Kinder Morgan to Benefit from Increasing Natural Gas Consumption
Kinder Morgan (NYSE: KMP) is one of the largest owners and operators of energy-related pipelines and storage facilities in the U.S. KMP operates natural gas, refined products and carbon dioxide pipelines that ship these commodities around the nation.
Competitive Advantages

Pipeline and storage assets offer large barriers to entry for would-be competitors. Such assets require significant planning and regulatory approvals before they're built.
Even better, most pipeline and storage owners negotiate long-term contracts with key customers, guaranteeing a certain minimum revenue. These long-term contracts are essentially unbreakable, so competitors cannot compete for that business.
KMP also benefits from its huge size -- it's one of the largest pipeline owners in North America. This gives it the size and access to capital to fund large pipeline projects that typically require huge up-front capital investments.
Growth Drivers
Kinder Morgan has undertaken a series of major pipeline projects in recent years that will generate growth.
The largest of these new projects is the Rockies Express Pipeline, a $2.2 billion project that will carry natural gas from the Rocky Mountains east to the Pennsylvania/Ohio border. The first stages of that project are already complete; the pipeline should be totally finished by the end of 2009.
The Rockies Express Pipeline will be in high demand. It's estimated that natural gas production from the region will grow from 8.2 billion cubic feet per day in 2006 to more than 10.2 bcf/day by 2010. There is simply not enough pipeline capacity to handle all of that gas -- thus, KMP has already had success booking capacity on this pipe.
Kinder Morgan also has a large pipeline network in the Barnett Shale area of Texas, a network it plans to expand in the coming years to handle increased production from that region.
Valuation and Outlook: KMP is organized as a master limited partnership [MLP], meaning that it pays no corporate tax and offers a high yield for investors.
Typically, MLPs are not valued based on earnings and P/E ratios. For master limited partnerships, we calculate ratios using distributable cash flow [DCF] rather than earnings.
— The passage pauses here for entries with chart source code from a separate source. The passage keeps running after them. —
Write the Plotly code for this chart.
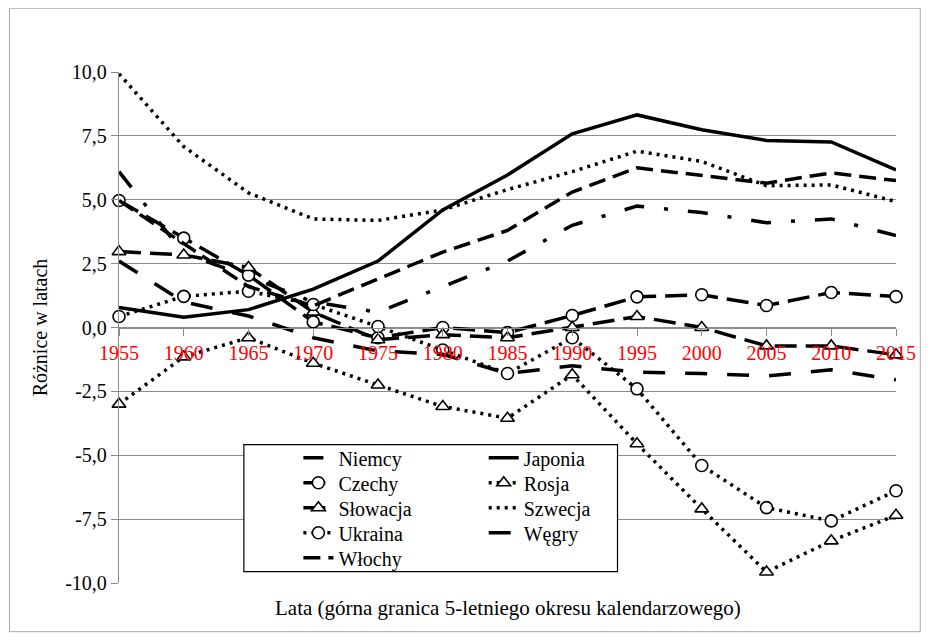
import plotly.graph_objects as go

years = [1955, 1960, 1965, 1970, 1975, 1980, 1985, 1990, 1995, 2000, 2005, 2010, 2015]

niemcy   = [6.1, 2.9, 2.0, 1.0, 0.6, 1.6, 2.6, 4.0, 4.75, 4.5, 4.1, 4.25, 3.6]
japonia  = [0.78, 0.4, 0.7, 1.5, 2.6, 4.6, 5.97, 7.58, 8.32, 7.74, 7.32, 7.26, 6.17]
czechy   = [4.97, 3.5, 2.05, 0.22, -0.4, 0.0, -0.2, 0.47, 1.2, 1.28, 0.86, 1.37, 1.21]
rosja    = [-3.0, -1.15, -0.4, -1.4, -2.25, -3.09, -3.55, -1.85, -4.55, -7.1, -9.57, -8.35, -7.35]
slowacja = [2.97, 2.84, 2.35, 0.6, -0.48, -0.28, -0.4, 0.0, 0.43, 0.0, -0.72, -0.72, -1.07]
szwecja  = [9.93, 7.08, 5.27, 4.25, 4.19, 4.6, 5.4, 6.1, 6.9, 6.5, 5.55, 5.58, 4.93]
ukraina  = [0.43, 1.22, 1.42, 0.9, 0.04, -0.88, -1.8, -0.4, -2.4, -5.4, -7.05, -7.57, -6.39]
wegry    = [2.6, 1.0, 0.45, -0.4, -0.92, -1.05, -1.8, -1.5, -1.75, -1.8, -1.9, -1.65, -2.05]
wlochy   = [4.97, 3.3, 1.6, 0.85, 1.9, 2.95, 3.8, 5.3, 6.25, 5.95, 5.65, 6.05, 5.75]

y_ticks = [-10, -7.5, -5, -2.5, 0, 2.5, 5, 7.5, 10]
y_ticktext = ["-10,0", "-7,5", "-5,0", "-2,5", "0,0", "2,5", "5,0", "7,5", "10,0"]

FONT = "Liberation Serif, Times New Roman, DejaVu Serif, serif"
GRID = "#8c8c8c"
LW = 3.5

OFF = 8  # page body margin
W, H = 920, 625
# plot area in page coordinates
P_L, P_R, P_T, P_B = 119, 903, 72.3, 583.3
L = P_L - OFF
T = P_T - OFF
R = W - (P_R - OFF)
B = H - (P_B - OFF)
PW = P_R - P_L
PH = P_B - P_T


def px2x(px):
    return (px - P_L) / PW


def py2y(py):
    return (P_B - py) / PH


# name, values, dash, marker, legend column, legend row
series = [
    ("Niemcy", niemcy, "20px,20px,4px,20px", None, 0, 0),
    ("Japonia", japonia, "solid", None, 1, 0),
    ("Czechy", czechy, "22px,9px", "circle", 0, 1),
    ("Rosja", rosja, "3px,5px", "triangle-up", 1, 1),
    ("Słowacja", slowacja, "22px,9px", "triangle-up", 0, 2),
    ("Szwecja", szwecja, "3px,5px", None, 1, 2),
    ("Ukraina", ukraina, "3px,5px", "circle", 0, 3),
    ("Węgry", wegry, "22px,20px", None, 1, 3),
    ("Włochy", wlochy, "17px,8px", None, 0, 4),
]

col_x = [300, 487]
row_y = [458, 483, 508, 533, 558]

fig = go.Figure()
legend_layouts = {}
for i, (name, vals, dash, sym, col, row) in enumerate(series):
    leg = "legend" if i == 0 else f"legend{i + 1}"
    kw = dict(
        x=years, y=vals, name=name, legend=leg,
        line=dict(color="black", width=LW, dash=dash),
        cliponaxis=False,
    )
    if sym:
        kw["mode"] = "lines+markers"
        kw["marker"] = dict(symbol=sym, size=12, color="white",
                            line=dict(color="black", width=1.6))
    else:
        kw["mode"] = "lines"
    fig.add_trace(go.Scatter(**kw))
    legend_layouts[leg] = dict(
        x=px2x(col_x[col]), y=py2y(row_y[row]), xanchor="left", yanchor="middle",
        bgcolor="rgba(0,0,0,0)", borderwidth=0,
        font=dict(family=FONT, size=20, color="black"),
        tracegroupgap=0, itemwidth=30,
    )

# legend box
fig.add_shape(type="rect", xref="paper", yref="paper",
              x0=px2x(245), x1=px2x(622), y0=py2y(572), y1=py2y(445),
              line=dict(color="black", width=1.2), fillcolor="white", layer="above")
# outer chart border
fig.add_shape(type="rect", xref="paper", yref="paper",
              x0=px2x(8.5), x1=px2x(927.5), y0=py2y(632), y1=py2y(8.5),
              line=dict(color="#a6a6a6", width=1), fillcolor="rgba(0,0,0,0)", layer="below")

fig.add_annotation(text="Lata (górna granica 5-letniego okresu kalendarzowego)",
                   xref="paper", yref="paper", x=px2x(511), y=py2y(608),
                   showarrow=False, font=dict(family=FONT, size=21, color="black"),
                   xanchor="center", yanchor="middle")

fig.update_layout(
    width=W, height=H,
    margin=dict(l=L, r=R, t=T, b=B, pad=0),
    paper_bgcolor="white", plot_bgcolor="white",
    separators=", ",
    font=dict(family=FONT, size=20, color="black"),
    showlegend=True,
    xaxis=dict(
        range=[1955, 2015], tickvals=years, ticktext=[str(y) for y in years],
        anchor="free", position=0.5,
        showline=True, linecolor=GRID, linewidth=1.3,
        ticks="outside", ticklen=7, tickcolor=GRID, tickwidth=1.3,
        showgrid=False, zeroline=False,
        tickfont=dict(family=FONT, size=20, color="red"),
        ticklabelstandoff=0,
    ),
    yaxis=dict(
        range=[-10, 10], tickvals=y_ticks, ticktext=y_ticktext,
        showline=True, linecolor=GRID, linewidth=1.3,
        ticks="outside", ticklen=7, tickcolor=GRID, tickwidth=1.3,
        showgrid=True, gridcolor=GRID, gridwidth=1.3,
        zeroline=False,
        tickfont=dict(family=FONT, size=20, color="black"),
        title=dict(text="Różnice w latach", font=dict(family=FONT, size=20, color="black"),
                   standoff=12),
    ),
)
fig.update_layout(**legend_layouts)

fig.write_html("out.html")
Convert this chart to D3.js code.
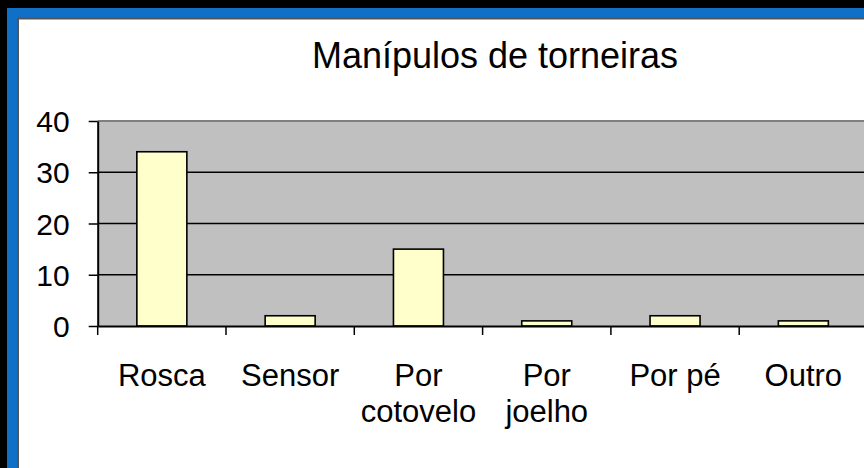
<!DOCTYPE html>
<html>
<head>
<meta charset="utf-8">
<script src="https://cdn.jsdelivr.net/npm/d3@7"></script>
<style>
  html, body { margin: 0; padding: 0; background: #000; }
  svg { display: block; }
  text { font-family: "Liberation Sans", Arial, sans-serif; fill: #000; }
</style>
</head>
<body>
<svg id="chart" width="864" height="468"></svg>
<script>
const title = "Manípulos de torneiras";
const categories = ["Rosca", "Sensor", "Por cotovelo", "Por joelho", "Por pé", "Outro"];
const categoryLines = [["Rosca"], ["Sensor"], ["Por", "cotovelo"], ["Por", "joelho"], ["Por pé"], ["Outro"]];
const values = [34, 2, 15, 1, 2, 1];
const yTicks = [0, 10, 20, 30, 40];

const svg = d3.select("#chart");

// frame: black, blue border, white panel
svg.append("rect").attr("x", 0).attr("y", 0).attr("width", 864).attr("height", 468).attr("fill", "#000");
svg.append("rect").attr("x", 7).attr("y", 8).attr("width", 857).attr("height", 460).attr("fill", "#1070C8");
svg.append("rect").attr("x", 17).attr("y", 17.5).attr("width", 847).attr("height", 450.5).attr("fill", "#555");
svg.append("rect").attr("x", 19).attr("y", 19.5).attr("width", 845).attr("height", 448.5).attr("fill", "#fff");

const plot = {left: 97.7, right: 867.5, top: 121, bottom: 326};

const x = d3.scaleBand().domain(categories).range([plot.left, plot.right]).paddingInner(0).paddingOuter(0);
const y = d3.scaleLinear().domain([0, 40]).range([plot.bottom, plot.top]);

// plot area
svg.append("rect")
  .attr("x", plot.left).attr("y", y(40))
  .attr("width", plot.right - plot.left).attr("height", y(0) - y(40))
  .attr("fill", "#C0C0C0");
svg.append("line")
  .attr("x1", plot.left).attr("x2", plot.right)
  .attr("y1", y(40)).attr("y2", y(40))
  .attr("stroke", "#808080").attr("stroke-width", 2);

// gridlines
svg.append("g").selectAll("line")
  .data(yTicks.filter(t => t > 0 && t < 40))
  .join("line")
  .attr("x1", plot.left).attr("x2", plot.right)
  .attr("y1", d => y(d)).attr("y2", d => y(d))
  .attr("stroke", "#000").attr("stroke-width", 1.5);

// bars
const barW = 50;
svg.append("g").selectAll("rect")
  .data(values)
  .join("rect")
  .attr("x", (d, i) => x(categories[i]) + x.bandwidth() / 2 - barW / 2)
  .attr("y", d => y(d))
  .attr("width", barW)
  .attr("height", d => y(0) - y(d))
  .attr("fill", "#FFFFCC")
  .attr("stroke", "#000")
  .attr("stroke-width", 1.6);

// y axis
const yAxis = svg.append("g").attr("transform", `translate(${plot.left},0)`)
  .call(d3.axisLeft(y).tickValues(yTicks).tickSize(9).tickPadding(19).tickSizeOuter(0));
yAxis.select(".domain").attr("stroke", "#000").attr("stroke-width", 2);
yAxis.selectAll(".tick line").attr("stroke", "#000").attr("stroke-width", 1.5);
yAxis.selectAll(".tick text")
  .attr("font-size", 30).attr("font-family", "Liberation Sans, Arial, sans-serif")
  .attr("fill", "#000").attr("dy", "0.35em");

// x axis
const xAxis = svg.append("g").attr("transform", `translate(0,${plot.bottom})`)
  .call(d3.axisBottom(x).tickSize(0).tickFormat(""));
xAxis.select(".domain").attr("stroke", "#000").attr("stroke-width", 2);
xAxis.selectAll(".tick").remove();

// x tick marks at band boundaries
const boundaries = categories.map(c => x(c)).concat([x(categories[categories.length - 1]) + x.bandwidth()]);
svg.append("g").selectAll("line")
  .data(boundaries)
  .join("line")
  .attr("x1", d => d).attr("x2", d => d)
  .attr("y1", plot.bottom).attr("y2", plot.bottom + 9)
  .attr("stroke", "#000").attr("stroke-width", 1.5);

// category labels
const labels = svg.append("g").selectAll("text")
  .data(categoryLines)
  .join("text")
  .attr("x", (d, i) => x(categories[i]) + x.bandwidth() / 2)
  .attr("y", 386)
  .attr("text-anchor", "middle")
  .attr("font-size", 31);
labels.selectAll("tspan")
  .data(d => d)
  .join("tspan")
  .attr("x", function() { return d3.select(this.parentNode).attr("x"); })
  .attr("dy", (d, i) => i === 0 ? 0 : 35.5)
  .text(d => d);

// title
svg.append("text")
  .attr("x", 495).attr("y", 68)
  .attr("text-anchor", "middle")
  .attr("font-size", 36)
  .text(title);
</script>
</body>
</html>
The reason is that non-cash charges like depreciation and amortization are included in the earnings measure. These can be significant for MLPs because their assets typically throw off large non-cash depreciation charges.
Distributable cash flow is basically net income with non-cash charges added back. From this adjusted figure we subtract maintenance capital expenditures [CAPEX], which is a measure of how much money it costs annually to keep up, repair and maintain existing infrastructure. The final figure is a close approximation of how much cash an MLP actually has on hand to pay distributions to partners.
Kinder Morgan had distributable cash flows of $3.65 per share for 2007 and paid out a total of $3.48 in distributions. Over the next few years, KMP should be able to generate distributable cash flow growth of more than +10%. Meanwhile, the shares trade at roughly 17 times 2007 DCF, an attractive valuation for an MLP.
Better still, KMP offers a solid 6.4% yield backed up by steady cash flows and long-term contracts with customers. Kinder Morgan is a solid, low-risk way to play the growth in natural gas production from key U.S. reservoirs.